Periodontitis and type 2 diabetes have a bidirectional relationship: each worsens the other. Diabetes raises periodontitis risk roughly 3×, and treating periodontitis reduces HbA1c by ~0.4% — comparable to adding a second oral diabetes medication.
Key Facts
- Periodontitis treatment reduces HbA1c by approximately 0.27–0.48%
- Diabetics are 3× more likely to develop severe periodontitis
- Hyperglycemia impairs neutrophil function and wound healing in the gums
- AGEs (advanced glycation end-products) accumulate in periodontal tissue
Diabetes → Periodontitis
Hyperglycemia alters collagen turnover, glycates connective tissue, and impairs neutrophil chemotaxis.

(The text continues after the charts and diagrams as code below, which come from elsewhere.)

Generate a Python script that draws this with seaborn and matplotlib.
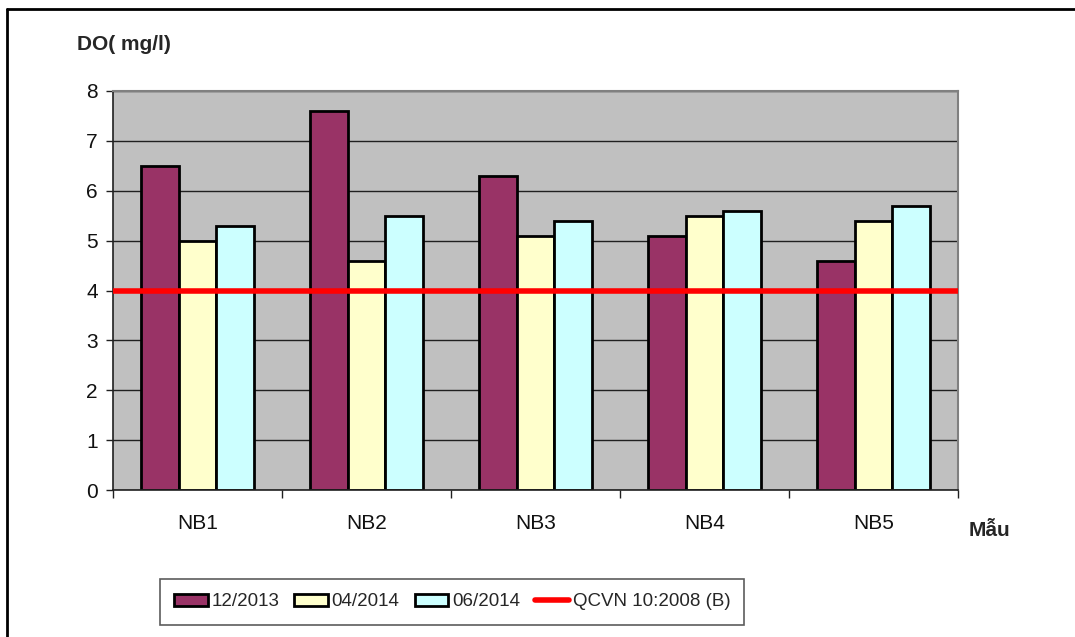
import pandas as pd
import numpy as np
import matplotlib
matplotlib.use('Agg')
import matplotlib.pyplot as plt
from matplotlib.lines import Line2D
from matplotlib.patches import Patch
import seaborn as sns

# data
samples = ['NB1', 'NB2', 'NB3', 'NB4', 'NB5']
periods = ['12/2013', '04/2014', '06/2014']
do_dec2013 = [6.5, 7.6, 6.3, 5.1, 4.6]
do_apr2014 = [5.0, 4.6, 5.1, 5.5, 5.4]
do_jun2014 = [5.3, 5.5, 5.4, 5.6, 5.7]
qcvn_limit = 4
qcvn_label = 'QCVN 10:2008 (B)'
bar_colors = ['#993366', '#FFFFCC', '#CCFFFF']

df = pd.DataFrame({
    'sample': samples * 3,
    'period': [periods[0]] * 5 + [periods[1]] * 5 + [periods[2]] * 5,
    'value': do_dec2013 + do_apr2014 + do_jun2014,
})

sns.set_style('white')
plt.rcParams['font.family'] = ['Liberation Sans', 'DejaVu Sans']

fig = plt.figure(figsize=(10.75, 6.37), dpi=100)
ax = fig.add_axes([113 / 1075, 1 - 490 / 637, 845 / 1075, 399 / 637])
ax.set_facecolor('#C0C0C0')

sns.barplot(data=df, x='sample', y='value', hue='period', palette=bar_colors,
            width=0.67, edgecolor='black', linewidth=2, saturation=1,
            legend=False, ax=ax, zorder=2)
ax.axhline(qcvn_limit, color='#FF0000', lw=4, zorder=3)

ax.set_ylim(0, 8)
ax.set_xlim(-0.5, 4.5)
ax.set_yticks(range(0, 9))
ax.yaxis.grid(True, color='#202020', lw=1)
ax.set_axisbelow(True)
ax.tick_params(axis='y', left=True, length=5, width=1, color='#202020',
               labelsize=15, pad=6, labelcolor='#111111')
ax.set_xticks(range(5))
ax.set_xticklabels(samples)
ax.tick_params(axis='x', which='major', length=0, labelsize=15, pad=17,
               labelcolor='#111111')
ax.set_xticks(np.arange(-0.5, 5, 1), minor=True)
ax.tick_params(axis='x', which='minor', bottom=True, length=6, width=1,
               color='#202020')
ax.set_xlabel('')
ax.set_ylabel('')

for side in ['left', 'bottom']:
    ax.spines[side].set_color('#202020')
    ax.spines[side].set_linewidth(1.2)
for side in ['top', 'right']:
    ax.spines[side].set_color('#808080')
    ax.spines[side].set_linewidth(1.5)

fig.text(77 / 1075, 1 - 45 / 637, 'DO( mg/l)', fontsize=15, fontweight='bold',
         va='center', ha='left')
fig.text(990 / 1075, 1 - 530 / 637, 'Mẫu', fontsize=15, fontweight='bold',
         va='center', ha='center')

handles = [Patch(facecolor=c, edgecolor='black', linewidth=2) for c in bar_colors]
handles.append(Line2D([0], [0], color='#FF0000', lw=4))
leg = fig.legend(handles, periods + [qcvn_label], ncol=4,
                 loc='center', bbox_to_anchor=(452 / 1075, 1 - 602 / 637),
                 fontsize=13.5, frameon=True, fancybox=False, shadow=False,
                 handlelength=1.8, handleheight=0.55, handletextpad=0.2,
                 columnspacing=0.8, borderpad=0.75, borderaxespad=0)
leg.get_frame().set_edgecolor('#333333')
leg.get_frame().set_linewidth(1.2)

# outer frame (only top and left visible in the reference)
fig.add_artist(Line2D([7 / 1075, 1], [1 - 9 / 637, 1 - 9 / 637], color='black',
                      lw=2, transform=fig.transFigure))
fig.add_artist(Line2D([7 / 1075, 7 / 1075], [0, 1 - 9 / 637], color='black',
                      lw=2, transform=fig.transFigure))

fig.savefig('out.png', dpi=100, facecolor='white')
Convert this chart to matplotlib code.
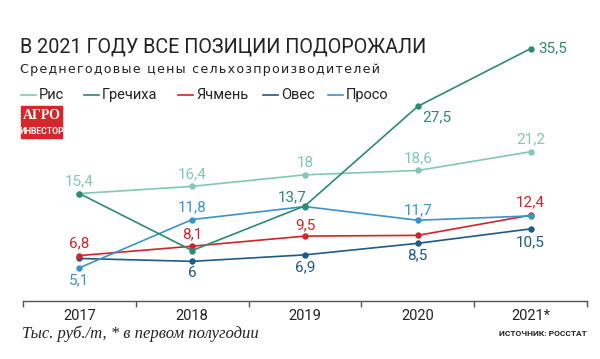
import matplotlib
matplotlib.use("Agg")
import matplotlib.pyplot as plt
import matplotlib.patches as mpatches

years = ["2017", "2018", "2019", "2020", "2021*"]
series_names = ["Рис", "Гречиха", "Ячмень", "Овес", "Просо"]
rice = [15.4, 16.4, 18.0, 18.6, 21.2]
buckwheat = [15.4, 7.5, 13.7, 27.5, 35.5]
barley = [6.8, 8.1, 9.5, 9.6, 12.4]
oats = [6.4, 6.0, 6.9, 8.5, 10.5]
millet = [5.1, 11.8, 13.6, 11.7, 12.3]

COLORS = ["#82c8b4", "#2b8b70", "#d2232a", "#1d5a86", "#3a94c8"]
NARROW = ["Roboto", "DejaVu Sans"]

# which points get a label, and where (dx, dy in px)
labels = {
    0: [(0, 12), (0, 12), (0, 12), (0, 12), (0, 12)],
    1: [None, None, (-13, 9), (19, -11), (8, 0, "left")],
    2: [(0, 12), (0, 12), (0, 11), None, (0, 13)],
    3: [None, (0, -12), (0, -12), (0, -12), (0, -13)],
    4: [(0, -12), (0, 12), None, (0, 10), None],
}

W, H = 600, 359
fig = plt.figure(figsize=(6, 3.59), dpi=100, facecolor="white")


def fx(x):
    return x / W


def fy(y):
    return 1 - y / H


ax = fig.add_axes([fx(23), fy(301), 564 / W, 274 / H])
ax.set_xlim(-0.5, 4.5)
ax.set_ylim(0.5, 38.5)

data = [rice, buckwheat, barley, oats, millet]
order = [0, 3, 2, 4, 1]
for i in order:
    ax.plot(range(5), data[i], color=COLORS[i], lw=1.2, marker="o", ms=3.6, zorder=3)

for i, vals in enumerate(data):
    for j, v in enumerate(vals):
        spec = labels[i][j]
        if spec is None:
            continue
        ha = spec[2] if len(spec) > 2 else "center"
        txt = f"{v:g}".replace(".", ",")
        ax.annotate(txt, (j, v), xytext=(spec[0] * 0.72, spec[1] * 0.72),
                    textcoords="offset points", ha=ha, va="center",
                    fontsize=11, color=COLORS[i], family=NARROW)

for s in ["top", "right", "left"]:
    ax.spines[s].set_visible(False)
ax.spines["bottom"].set_color("#555555")
ax.spines["bottom"].set_linewidth(1.0)
ax.set_yticks([])
ax.set_xticks(range(5))
ax.set_xticklabels(years, fontsize=10.5, family=NARROW, color="#222222")
ax.set_xticks([-0.5, 0.5, 1.5, 2.5, 3.5, 4.5], minor=True)
ax.tick_params(axis="x", which="major", length=0, pad=6)
ax.tick_params(axis="x", which="minor", length=4, width=1.0, color="#555555")

# title block
fig.text(fx(20), fy(47), "В 2021 ГОДУ ВСЕ ПОЗИЦИИ ПОДОРОЖАЛИ", fontsize=14.2,
         family=NARROW, color="#222222", va="center", ha="left")
sub = "Среднегодовые цены сельхозпроизводителей"
fig.text(fx(20), fy(69), "\u200a".join(sub), fontsize=9.1,
         family=["DejaVu Sans"], color="#222222", va="center", ha="left")

# legend
leg_x = [21, 84, 178, 263, 328]
for x, name, c in zip(leg_x, series_names, COLORS):
    fig.add_artist(plt.Line2D([fx(x), fx(x + 15)], [fy(95), fy(95)], color=c, lw=1.2))
    fig.text(fx(x + 18), fy(95), name, fontsize=10.5, family=NARROW,
             color="#222222", va="center", ha="left")

# logo
fig.add_artist(mpatches.Rectangle((fx(21), fy(138)), 41 / W, 32 / H,
                                  color="#d6262c", transform=fig.transFigure))
fig.text(fx(41.5), fy(115), "АГРО", fontsize=10, family=["Liberation Serif"], weight="bold",
         color="white", ha="center", va="center")
fig.text(fx(41.5), fy(131), "ИНВЕСТОР", fontsize=6.2, family=NARROW, weight="bold",
         color="white", ha="center", va="center")

# footer
fig.text(fx(22), fy(334), "Тыс. руб./т, * в первом полугодии", fontsize=12,
         family=["Liberation Serif"], style="italic", color="#222222", va="center")
fig.text(fx(587), fy(334), "ИСТОЧНИК: РОССТАТ", fontsize=6,
         family=NARROW, weight="bold", color="#222222", va="center", ha="right")

fig.savefig("out.png", dpi=100, facecolor="white")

The result: more bone loss, slower healing, and exaggerated inflammatory response to the same bacterial load.
Periodontitis → Diabetes
Inflammatory cytokines from chronic periodontitis (TNF-α, IL-6) increase systemic insulin resistance. Multiple RCTs show that scaling and root planing lowers HbA1c by ~0.4% at 3 months — clinically meaningful for diabetes management.
So Which Came First?
In a given patient, either can come first, and once both exist they accelerate each other. The clinical takeaway is unambiguous: periodontal care is part of diabetes care, and vice versa.